YOUR OBJECTIVE -> Quote the data below in full, minus the images.

* START *

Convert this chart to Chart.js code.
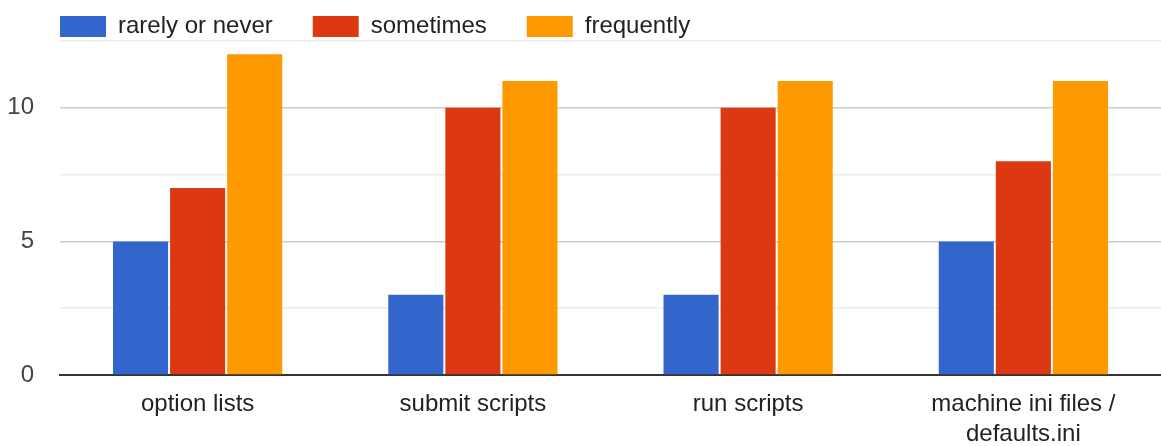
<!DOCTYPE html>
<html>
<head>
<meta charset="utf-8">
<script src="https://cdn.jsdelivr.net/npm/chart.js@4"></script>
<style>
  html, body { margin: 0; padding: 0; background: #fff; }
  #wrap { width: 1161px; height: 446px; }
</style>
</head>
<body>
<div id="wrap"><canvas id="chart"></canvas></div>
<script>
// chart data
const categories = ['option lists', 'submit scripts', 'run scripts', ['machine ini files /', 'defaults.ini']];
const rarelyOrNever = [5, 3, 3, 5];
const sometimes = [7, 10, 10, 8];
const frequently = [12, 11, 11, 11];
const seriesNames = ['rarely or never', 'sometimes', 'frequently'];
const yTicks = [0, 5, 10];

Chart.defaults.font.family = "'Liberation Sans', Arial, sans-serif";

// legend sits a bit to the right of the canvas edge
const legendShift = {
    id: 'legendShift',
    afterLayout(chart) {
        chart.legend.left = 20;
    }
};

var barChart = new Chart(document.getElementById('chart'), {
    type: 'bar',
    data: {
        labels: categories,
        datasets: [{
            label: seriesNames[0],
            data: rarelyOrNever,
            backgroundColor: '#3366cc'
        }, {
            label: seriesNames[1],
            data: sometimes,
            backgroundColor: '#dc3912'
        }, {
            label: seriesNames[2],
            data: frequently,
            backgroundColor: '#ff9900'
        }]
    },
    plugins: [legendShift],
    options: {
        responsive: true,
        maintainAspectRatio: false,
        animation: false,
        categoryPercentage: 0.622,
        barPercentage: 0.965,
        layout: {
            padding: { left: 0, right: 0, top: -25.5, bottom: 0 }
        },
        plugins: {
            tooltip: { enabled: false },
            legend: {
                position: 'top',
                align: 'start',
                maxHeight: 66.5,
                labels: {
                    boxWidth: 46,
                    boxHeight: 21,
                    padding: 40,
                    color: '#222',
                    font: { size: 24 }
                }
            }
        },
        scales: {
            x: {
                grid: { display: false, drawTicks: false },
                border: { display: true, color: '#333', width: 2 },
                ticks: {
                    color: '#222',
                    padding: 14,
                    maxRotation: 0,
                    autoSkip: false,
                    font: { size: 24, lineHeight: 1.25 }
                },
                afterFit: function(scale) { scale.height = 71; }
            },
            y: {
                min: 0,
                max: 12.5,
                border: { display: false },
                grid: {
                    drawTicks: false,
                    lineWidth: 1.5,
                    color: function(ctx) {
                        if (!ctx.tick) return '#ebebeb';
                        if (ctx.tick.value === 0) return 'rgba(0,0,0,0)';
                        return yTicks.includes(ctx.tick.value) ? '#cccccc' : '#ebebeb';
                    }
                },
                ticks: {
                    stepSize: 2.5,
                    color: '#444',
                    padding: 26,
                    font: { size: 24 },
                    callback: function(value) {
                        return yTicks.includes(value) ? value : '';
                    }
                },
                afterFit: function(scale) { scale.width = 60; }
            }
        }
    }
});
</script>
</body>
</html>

* END *

COMPLETE OUTPUT ->
Convert this chart to Chart.js code.
<!DOCTYPE html>
<html>
<head>
<meta charset="utf-8">
<script src="https://cdn.jsdelivr.net/npm/chart.js@4"></script>
<style>
  html, body { margin: 0; padding: 0; background: #fff; }
  #wrap { width: 1161px; height: 446px; }
</style>
</head>
<body>
<div id="wrap"><canvas id="chart"></canvas></div>
<script>
// chart data
const categories = ['option lists', 'submit scripts', 'run scripts', ['machine ini files /', 'defaults.ini']];
const rarelyOrNever = [5, 3, 3, 5];
const sometimes = [7, 10, 10, 8];
const frequently = [12, 11, 11, 11];
const seriesNames = ['rarely or never', 'sometimes', 'frequently'];
const yTicks = [0, 5, 10];

Chart.defaults.font.family = "'Liberation Sans', Arial, sans-serif";

// legend sits a bit to the right of the canvas edge
const legendShift = {
    id: 'legendShift',
    afterLayout(chart) {
        chart.legend.left = 20;
    }
};

var barChart = new Chart(document.getElementById('chart'), {
    type: 'bar',
    data: {
        labels: categories,
        datasets: [{
            label: seriesNames[0],
            data: rarelyOrNever,
            backgroundColor: '#3366cc'
        }, {
            label: seriesNames[1],
            data: sometimes,
            backgroundColor: '#dc3912'
        }, {
            label: seriesNames[2],
            data: frequently,
            backgroundColor: '#ff9900'
        }]
    },
    plugins: [legendShift],
    options: {
        responsive: true,
        maintainAspectRatio: false,
        animation: false,
        categoryPercentage: 0.622,
        barPercentage: 0.965,
        layout: {
            padding: { left: 0, right: 0, top: -25.5, bottom: 0 }
        },
        plugins: {
            tooltip: { enabled: false },
            legend: {
                position: 'top',
                align: 'start',
                maxHeight: 66.5,
                labels: {
                    boxWidth: 46,
                    boxHeight: 21,
                    padding: 40,
                    color: '#222',
                    font: { size: 24 }
                }
            }
        },
        scales: {
            x: {
                grid: { display: false, drawTicks: false },
                border: { display: true, color: '#333', width: 2 },
                ticks: {
                    color: '#222',
                    padding: 14,
                    maxRotation: 0,
                    autoSkip: false,
                    font: { size: 24, lineHeight: 1.25 }
                },
                afterFit: function(scale) { scale.height = 71; }
            },
            y: {
                min: 0,
                max: 12.5,
                border: { display: false },
                grid: {
                    drawTicks: false,
                    lineWidth: 1.5,
                    color: function(ctx) {
                        if (!ctx.tick) return '#ebebeb';
                        if (ctx.tick.value === 0) return 'rgba(0,0,0,0)';
                        return yTicks.includes(ctx.tick.value) ? '#cccccc' : '#ebebeb';
                    }
                },
                ticks: {
                    stepSize: 2.5,
                    color: '#444',
                    padding: 26,
                    font: { size: 24 },
                    callback: function(value) {
                        return yTicks.includes(value) ? value : '';
                    }
                },
                afterFit: function(scale) { scale.width = 60; }
            }
        }
    }
});
</script>
</body>
</html>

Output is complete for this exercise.